The following was adapted from an article by Jeffrey Kluger in the Aug. 15, 2024, issue of Time.
Born in Addis Ababa, [Ethiopia,] before emigrating to the U.S. with his family when he was 4, Heman Bekele recalls that some of his earliest memories were of seeing laborers working in the blistering sun, usually with no protection for their skin. His parents taught him and his sisters … to cover up, and explained the dangers of too much time outdoors without sunscreen or proper clothing.
“When I was younger, I didn’t think much of it, but when I came to America, I realized what a big problem the sun and ultraviolet radiation is when you’re exposed to it for a long time,” Bekele says.
It didn’t take too long for him to start thinking about how he might help. A few years ago, he read about imiquimod, a drug that, among other uses, is approved to fight one form of skin cancer and has shown promise against several more. Typically, imiquimod, which can help destroy tumors and usually comes in the form of a cream, is prescribed as a frontline drug as part of a broader cancer treatment plan, but Bekele wondered if it could be made available more easily to people in the earliest stages of the disease. A bar of soap, he reckoned, might be just the delivery system for such a lifesaving drug, not just because it was simple, but because it would be a lot more affordable than the $40,000 it typically costs for skin-cancer treatment.
“What is one thing that is an internationally impactful idea, something that everyone can use, [regardless of] socioeconomic class?” Bekele recalls thinking. “Almost everyone uses soap and water for cleaning. So soap would probably be the best option.”
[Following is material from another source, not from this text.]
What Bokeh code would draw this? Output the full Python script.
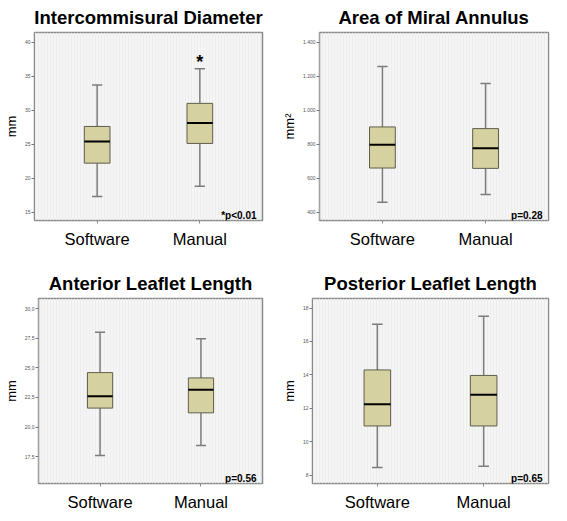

There was a long way to go between inspiration and application, however. Executing on his idea was more complicated than simply mixing the drug into an ordinary bar of soap, since any therapeutic power the imiquimod might confer would just be washed down the drain with the suds. The answer was to combine the soap with a lipid-based nanoparticle that would linger on the skin when the soap was washed away—much the way moisturizer or fragrance can stay behind after the suds are rinsed off.
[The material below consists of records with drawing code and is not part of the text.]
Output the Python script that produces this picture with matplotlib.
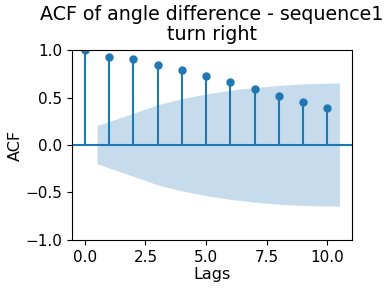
import matplotlib
matplotlib.use("Agg")
import matplotlib.pyplot as plt
import numpy as np

lags = [0, 1, 2, 3, 4, 5, 6, 7, 8, 9, 10]
acf_values = [1.0, 0.923, 0.902, 0.839, 0.786, 0.723, 0.660, 0.586, 0.512, 0.449, 0.386]
# confidence band for lags 1..10
band_upper = [0.204, 0.335, 0.425, 0.488, 0.538, 0.577, 0.606, 0.628, 0.644, 0.655]
band_lower = [-0.198, -0.330, -0.420, -0.484, -0.533, -0.572, -0.602, -0.624, -0.638, -0.645]

title = "ACF of angle difference - sequence1\nturn right"

fig = plt.figure(figsize=(3.9, 2.88), dpi=100)
ax = fig.add_axes([0.185, 0.167, 0.718, 0.659])

ax.vlines(lags, 0, acf_values, color="C0", linewidth=1.5)
ax.plot(lags, acf_values, "o", color="C0", markersize=5)
ax.axhline(0, color="C0", linewidth=1.5)

band_x = np.array(lags[1:], dtype=float)
band_x[0] -= 0.5
band_x[-1] += 0.5
ax.fill_between(band_x, band_lower, band_upper, color="C0", alpha=0.25, linewidth=0)

ax.margins(0.05)
ax.set_ylim(-1, 1)
ax.set_xticks([0, 2.5, 5, 7.5, 10])
ax.set_yticks([-1, -0.5, 0, 0.5, 1])
ax.tick_params(labelsize=11)
ax.set_title(title, fontsize=13.7, linespacing=1.12, pad=7)
ax.set_xlabel("Lags", fontsize=11.5, labelpad=2)
ax.set_ylabel("ACF", fontsize=11.5, labelpad=2)

fig.savefig("out.png", dpi=100)
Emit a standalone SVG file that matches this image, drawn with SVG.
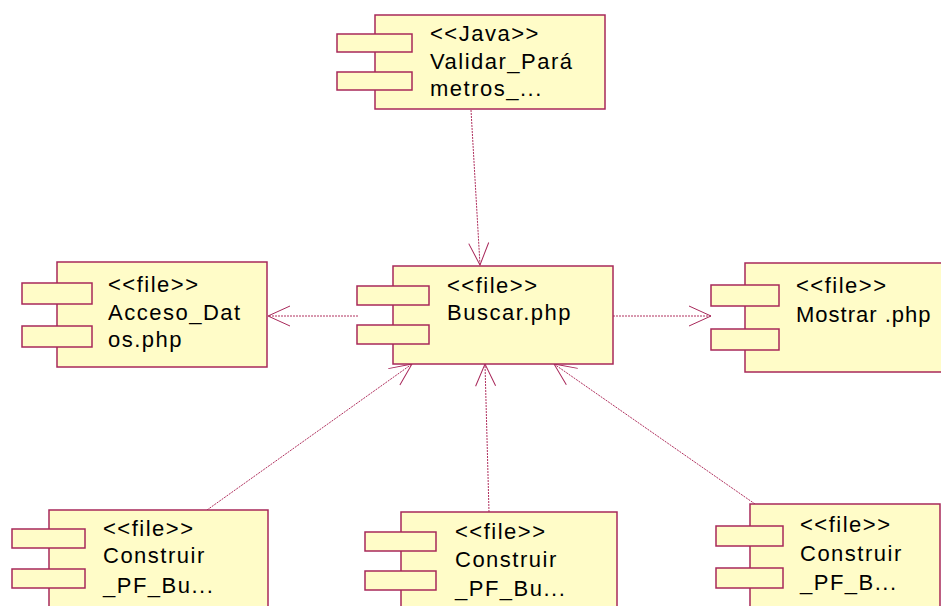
<svg xmlns="http://www.w3.org/2000/svg" width="941" height="606" viewBox="0 0 941 606">
<style>
.body{fill:#FFFCC8;stroke:#A8285A;stroke-width:1.5}
.port{fill:#FFFCC8;stroke:#A8285A;stroke-width:1.5}
.t{font-family:"Liberation Sans",Arial,sans-serif;font-size:22px;letter-spacing:1.5px;fill:#000}
.c{fill:none;stroke:#B0305E;stroke-width:1;stroke-dasharray:2,1}
</style>
<defs>
<marker id="arr" viewBox="0 0 24 22" refX="23" refY="11" markerWidth="24" markerHeight="22" markerUnits="userSpaceOnUse" orient="auto">
<path d="M1,1 L23,11 L1,21" fill="none" stroke="#A8285A" stroke-width="1"/>
</marker>
</defs>
<rect width="941" height="606" fill="#fff"/>
<g id="connectors">
<line class="c" x1="471" y1="110" x2="480" y2="265" marker-end="url(#arr)"/>
<line class="c" x1="358" y1="316" x2="268" y2="316" marker-end="url(#arr)"/>
<line class="c" x1="613" y1="316" x2="711" y2="316" marker-end="url(#arr)"/>
<line class="c" x1="207" y1="510" x2="412" y2="364" marker-end="url(#arr)"/>
<line class="c" x1="489" y1="512" x2="485" y2="364" marker-end="url(#arr)"/>
<line class="c" x1="755" y1="504" x2="554" y2="364" marker-end="url(#arr)"/>
</g>
<g id="validar">
<rect class="body" x="375" y="15" width="230" height="94"/>
<rect class="port" x="337" y="34" width="75" height="18"/>
<rect class="port" x="337" y="72" width="75" height="18"/>
<text class="t" x="430" y="41">&lt;&lt;Java&gt;&gt;</text>
<text class="t" x="430" y="69">Validar_Pará</text>
<text class="t" x="430" y="96">metros_...</text>
</g>
<g id="acceso">
<rect class="body" x="57" y="262" width="210" height="105"/>
<rect class="port" x="22" y="283" width="70" height="21"/>
<rect class="port" x="22" y="326" width="70" height="21"/>
<text class="t" x="108" y="292">&lt;&lt;file&gt;&gt;</text>
<text class="t" x="108" y="320">Acceso_Dat</text>
<text class="t" x="108" y="347">os.php</text>
</g>
<g id="buscar">
<rect class="body" x="393" y="266" width="220" height="98"/>
<rect class="port" x="357" y="286" width="72" height="19"/>
<rect class="port" x="357" y="325" width="72" height="19"/>
<text class="t" x="447" y="293">&lt;&lt;file&gt;&gt;</text>
<text class="t" x="447" y="320">Buscar.php</text>
</g>
<g id="mostrar">
<rect class="body" x="745" y="263" width="210" height="109"/>
<rect class="port" x="711" y="285" width="68" height="21"/>
<rect class="port" x="711" y="329" width="68" height="21"/>
<text class="t" x="796" y="293">&lt;&lt;file&gt;&gt;</text>
<text class="t" x="796" y="322" style="letter-spacing:1px">Mostrar .php</text>
</g>
<g id="construir1">
<rect class="body" x="49" y="510" width="219" height="110"/>
<rect class="port" x="12" y="529" width="73" height="19"/>
<rect class="port" x="12" y="569" width="73" height="19"/>
<text class="t" x="103" y="536">&lt;&lt;file&gt;&gt;</text>
<text class="t" x="103" y="563">Construir</text>
<text class="t" x="103" y="593">_PF_Bu...</text>
</g>
<g id="construir2">
<rect class="body" x="401" y="512" width="216" height="110"/>
<rect class="port" x="365" y="532" width="71" height="19"/>
<rect class="port" x="365" y="571" width="71" height="19"/>
<text class="t" x="455" y="539">&lt;&lt;file&gt;&gt;</text>
<text class="t" x="455" y="567">Construir</text>
<text class="t" x="455" y="596">_PF_Bu...</text>
</g>
<g id="construir3">
<rect class="body" x="750" y="504" width="190" height="110"/>
<rect class="port" x="716" y="526" width="67" height="20"/>
<rect class="port" x="716" y="568" width="67" height="20"/>
<text class="t" x="800" y="532">&lt;&lt;file&gt;&gt;</text>
<text class="t" x="800" y="561">Construir</text>
<text class="t" x="800" y="590">_PF_B...</text>
</g>
</svg>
There was only so much brainstorming Bekele could do on his own, however. Then, in 2023, he came across the 3M challenge and submitted a video explaining his idea. Soon, he received an invite to the company’s headquarters in St. Paul, Minnesota, to deliver a pitch in front of a panel of judges. Before that day was out, he’d been named the winner. The $25,000 prize, he knew, would go a long way toward helping him afford to pursue his research, but he’d still need a professional lab in which to conduct the work. That opportunity arrived in February, when he attended a networking event hosted by the Melanoma Research Alliance, in Washington, D.C. There, he met Vito Rebecca, a molecular biologist and assistant professor at Johns Hopkins in Baltimore. …
For close to half a year now, Bekele and Rebecca have been running basic research on mice, injecting the animals with strains of skin cancer and preparing to apply the lipid-bound, imiquimod-infused soap and see what the results are. And though they’re getting ready to test it and a control against melanoma, Bekele knows “there’s still a long way to go”—not just testing the soap but also patenting it and getting FDA certification, which can take a decade altogether. …
For all of this, Bekele remains humble about what he’s accomplished in just 15 years. “Anybody could do what I did,” he says. “I just came up with an idea. I worked toward that idea, and I was able to bring it to life.” But he confesses that he worries too: Scientific breakthroughs seem to be coming faster and faster—in medicine, in engineering, in artificial intelligence—and he frets that people may have reached something of a saturation point.
“A lot of people have this mindset that everything’s been done, there’s nothing left for me to do,” he says. “To anybody having that thought, [I’d say] we’ll never run out of ideas in this world. Just keep inventing. Keep thinking of new ways to improve our world and keep making it a better place.”